### Your goal
The data below should be printed in full, exactly, and without any of its images.
-------------------------
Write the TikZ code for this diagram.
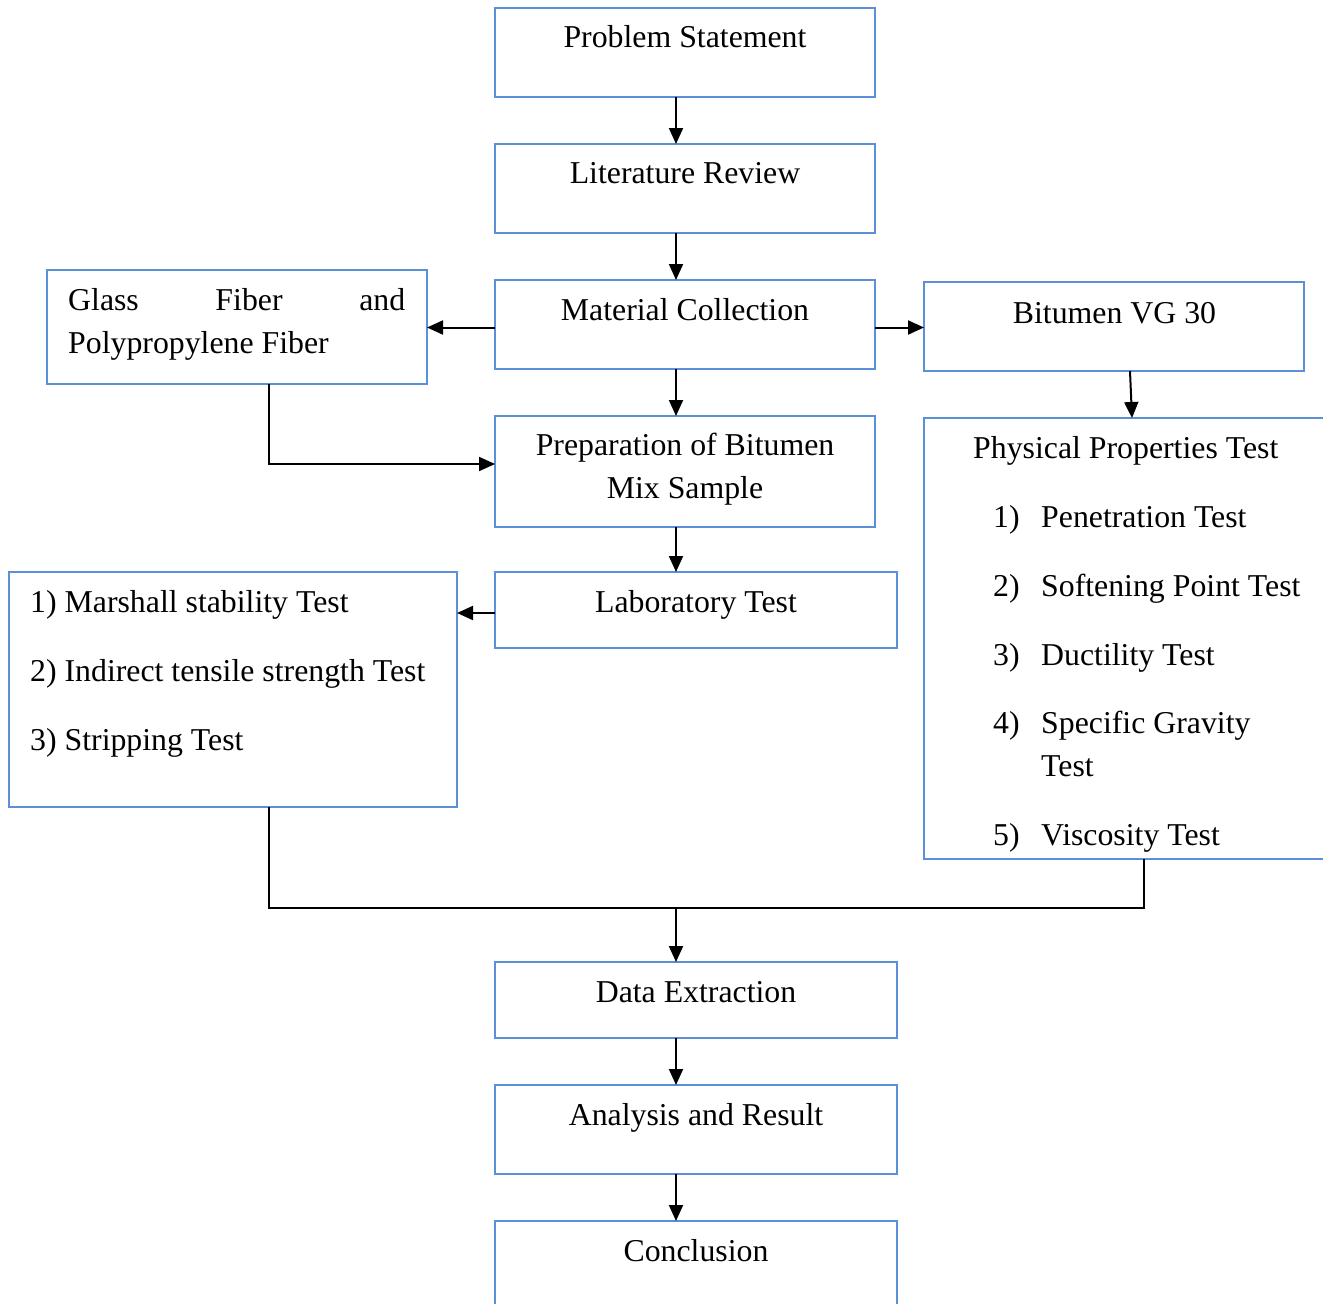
\documentclass[tikz,border=0pt]{standalone}
\usepackage{fontspec}
\setmainfont{Liberation Serif}
\usetikzlibrary{calc,arrows.meta}
\definecolor{boxblue}{HTML}{5B8FD8}
\begin{document}
\begin{tikzpicture}[x=1pt,y=-1pt,
  box/.style={draw=boxblue,line width=2.4pt,fill=none,inner sep=0pt,outer sep=0pt,anchor=north west},
  txt/.style={font=\fontsize{31.8}{43}\selectfont,inner sep=0pt,anchor=base},
  txtl/.style={txt,anchor=base west},
  conn/.style={draw=black,line width=2pt},
  arr/.style={conn,-{Triangle[length=16pt,width=14pt]}}]
\clip (0,0) rectangle (1323,1304);
\fill[white] (0,0) rectangle (1323,1304);
% boxes
\node[box,minimum width=380pt,minimum height=89pt] (ps) at (495,8) {};
\node[box,minimum width=380pt,minimum height=89pt] (lr) at (495,144) {};
\node[box,minimum width=380pt,minimum height=89pt] (mc) at (495,280) {};
\node[box,minimum width=380pt,minimum height=114pt] (gf) at (47,270) {};
\node[box,minimum width=380pt,minimum height=89pt] (bv) at (924,282) {};
\node[box,minimum width=380pt,minimum height=111pt] (pr) at (495,416) {};
\node[box,minimum width=402pt,minimum height=76pt] (lt) at (495,572) {};
\node[box,minimum width=448pt,minimum height=235pt] (ts) at (9,572) {};
\node[box,minimum width=430pt,minimum height=441pt] (pp) at (924,418) {};
\node[box,minimum width=402pt,minimum height=76pt] (de) at (495,962) {};
\node[box,minimum width=402pt,minimum height=89pt] (ar) at (495,1085) {};
\node[box,minimum width=402pt,minimum height=110pt] (cc) at (495,1221) {};
% texts
\node[txt] (tps) at (685,47) {Problem Statement};
\node[txt] (tlr) at (685,183) {Literature Review};
\node[txt] (tmc) at (685,320) {Material Collection};
\node[txtl] (tgf1) at (68,310) {\hbox to 337pt{Glass\hfill Fiber\hfill and}};
\node[txtl] (tgf2) at (68,353) {Polypropylene Fiber};
\node[txt] (tbv) at (1114.5,323) {Bitumen VG 30};
\node[txt] (tpr1) at (685,455) {Preparation of Bitumen};
\node[txt] (tpr2) at (685,498) {Mix Sample};
\node[txt] (tlt) at (696,612) {Laboratory Test};
\node[txtl] (tts1) at (30,612) {1) Marshall stability Test};
\node[txtl] (tts2) at (30,681) {2) Indirect tensile strength Test};
\node[txtl] (tts3) at (30,750) {3) Stripping Test};
\node[txtl] (tpp) at (973,458) {Physical Properties Test};
\node[txtl] (n1) at (993,527) {1)};
\node[txtl] (i1) at (1041,527) {Penetration Test};
\node[txtl] (n2) at (993,596) {2)};
\node[txtl] (i2) at (1041,596) {Softening Point Test};
\node[txtl] (n3) at (993,665) {3)};
\node[txtl] (i3) at (1041,665) {Ductility Test};
\node[txtl] (n4) at (993,733) {4)};
\node[txtl] (i4) at (1041,733) {Specific Gravity};
\node[txtl] (i4b) at (1041,776) {Test};
\node[txtl] (n5) at (993,845) {5)};
\node[txtl] (i5) at (1041,845) {Viscosity Test};
\node[txt] (tde) at (696,1002) {Data Extraction};
\node[txt] (tar) at (696,1125) {Analysis and Result};
\node[txt] (tcc) at (696,1261) {Conclusion};
% junction coordinates
\coordinate (j1) at (269,464);
\coordinate (j2) at (269,908);
\coordinate (j3) at (1144,908);
\coordinate (jm) at (676,908);
\coordinate (jb) at (1132,418);
\coordinate (ja) at (0,327.5);
% connectors
\draw[arr] ($(ps.south)+(-9,0)$) -- ($(lr.north)+(-9,0)$);
\draw[arr] ($(lr.south)+(-9,0)$) -- ($(mc.north)+(-9,0)$);
\draw[arr] (ja -| mc.west) -- (ja -| gf.east);
\draw[arr] (ja -| mc.east) -- (ja -| bv.west);
\draw[arr] ($(mc.south)+(-9,0)$) -- ($(pr.north)+(-9,0)$);
\draw[arr] ($(gf.south)+(32,0)$) -- (j1) -- (j1 -| pr.west);
\draw[arr] ($(bv.south)+(16,0)$) -- (jb);
\draw[arr] ($(pr.south)+(-9,0)$) -- ($(pr.south |- lt.north)+(-9,0)$);
\draw[arr] ($(lt.west)+(0,3)$) -- ($(ts.east |- lt.west)+(0,3)$);
\draw[conn] ($(ts.south)+(36,0)$) -- (j2) -- (j3) -- (j3 |- pp.south);
\draw[arr] (jm) -- (jm |- de.north);
\draw[arr] ($(de.south)+(-20,0)$) -- ($(ar.north)+(-20,0)$);
\draw[arr] ($(ar.south)+(-20,0)$) -- ($(cc.north)+(-20,0)$);
\end{tikzpicture}
\end{document}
-------------------------
### Task answer
Write the TikZ code for this diagram.
\documentclass[tikz,border=0pt]{standalone}
\usepackage{fontspec}
\setmainfont{Liberation Serif}
\usetikzlibrary{calc,arrows.meta}
\definecolor{boxblue}{HTML}{5B8FD8}
\begin{document}
\begin{tikzpicture}[x=1pt,y=-1pt,
  box/.style={draw=boxblue,line width=2.4pt,fill=none,inner sep=0pt,outer sep=0pt,anchor=north west},
  txt/.style={font=\fontsize{31.8}{43}\selectfont,inner sep=0pt,anchor=base},
  txtl/.style={txt,anchor=base west},
  conn/.style={draw=black,line width=2pt},
  arr/.style={conn,-{Triangle[length=16pt,width=14pt]}}]
\clip (0,0) rectangle (1323,1304);
\fill[white] (0,0) rectangle (1323,1304);
% boxes
\node[box,minimum width=380pt,minimum height=89pt] (ps) at (495,8) {};
\node[box,minimum width=380pt,minimum height=89pt] (lr) at (495,144) {};
\node[box,minimum width=380pt,minimum height=89pt] (mc) at (495,280) {};
\node[box,minimum width=380pt,minimum height=114pt] (gf) at (47,270) {};
\node[box,minimum width=380pt,minimum height=89pt] (bv) at (924,282) {};
\node[box,minimum width=380pt,minimum height=111pt] (pr) at (495,416) {};
\node[box,minimum width=402pt,minimum height=76pt] (lt) at (495,572) {};
\node[box,minimum width=448pt,minimum height=235pt] (ts) at (9,572) {};
\node[box,minimum width=430pt,minimum height=441pt] (pp) at (924,418) {};
\node[box,minimum width=402pt,minimum height=76pt] (de) at (495,962) {};
\node[box,minimum width=402pt,minimum height=89pt] (ar) at (495,1085) {};
\node[box,minimum width=402pt,minimum height=110pt] (cc) at (495,1221) {};
% texts
\node[txt] (tps) at (685,47) {Problem Statement};
\node[txt] (tlr) at (685,183) {Literature Review};
\node[txt] (tmc) at (685,320) {Material Collection};
\node[txtl] (tgf1) at (68,310) {\hbox to 337pt{Glass\hfill Fiber\hfill and}};
\node[txtl] (tgf2) at (68,353) {Polypropylene Fiber};
\node[txt] (tbv) at (1114.5,323) {Bitumen VG 30};
\node[txt] (tpr1) at (685,455) {Preparation of Bitumen};
\node[txt] (tpr2) at (685,498) {Mix Sample};
\node[txt] (tlt) at (696,612) {Laboratory Test};
\node[txtl] (tts1) at (30,612) {1) Marshall stability Test};
\node[txtl] (tts2) at (30,681) {2) Indirect tensile strength Test};
\node[txtl] (tts3) at (30,750) {3) Stripping Test};
\node[txtl] (tpp) at (973,458) {Physical Properties Test};
\node[txtl] (n1) at (993,527) {1)};
\node[txtl] (i1) at (1041,527) {Penetration Test};
\node[txtl] (n2) at (993,596) {2)};
\node[txtl] (i2) at (1041,596) {Softening Point Test};
\node[txtl] (n3) at (993,665) {3)};
\node[txtl] (i3) at (1041,665) {Ductility Test};
\node[txtl] (n4) at (993,733) {4)};
\node[txtl] (i4) at (1041,733) {Specific Gravity};
\node[txtl] (i4b) at (1041,776) {Test};
\node[txtl] (n5) at (993,845) {5)};
\node[txtl] (i5) at (1041,845) {Viscosity Test};
\node[txt] (tde) at (696,1002) {Data Extraction};
\node[txt] (tar) at (696,1125) {Analysis and Result};
\node[txt] (tcc) at (696,1261) {Conclusion};
% junction coordinates
\coordinate (j1) at (269,464);
\coordinate (j2) at (269,908);
\coordinate (j3) at (1144,908);
\coordinate (jm) at (676,908);
\coordinate (jb) at (1132,418);
\coordinate (ja) at (0,327.5);
% connectors
\draw[arr] ($(ps.south)+(-9,0)$) -- ($(lr.north)+(-9,0)$);
\draw[arr] ($(lr.south)+(-9,0)$) -- ($(mc.north)+(-9,0)$);
\draw[arr] (ja -| mc.west) -- (ja -| gf.east);
\draw[arr] (ja -| mc.east) -- (ja -| bv.west);
\draw[arr] ($(mc.south)+(-9,0)$) -- ($(pr.north)+(-9,0)$);
\draw[arr] ($(gf.south)+(32,0)$) -- (j1) -- (j1 -| pr.west);
\draw[arr] ($(bv.south)+(16,0)$) -- (jb);
\draw[arr] ($(pr.south)+(-9,0)$) -- ($(pr.south |- lt.north)+(-9,0)$);
\draw[arr] ($(lt.west)+(0,3)$) -- ($(ts.east |- lt.west)+(0,3)$);
\draw[conn] ($(ts.south)+(36,0)$) -- (j2) -- (j3) -- (j3 |- pp.south);
\draw[arr] (jm) -- (jm |- de.north);
\draw[arr] ($(de.south)+(-20,0)$) -- ($(ar.north)+(-20,0)$);
\draw[arr] ($(ar.south)+(-20,0)$) -- ($(cc.north)+(-20,0)$);
\end{tikzpicture}
\end{document}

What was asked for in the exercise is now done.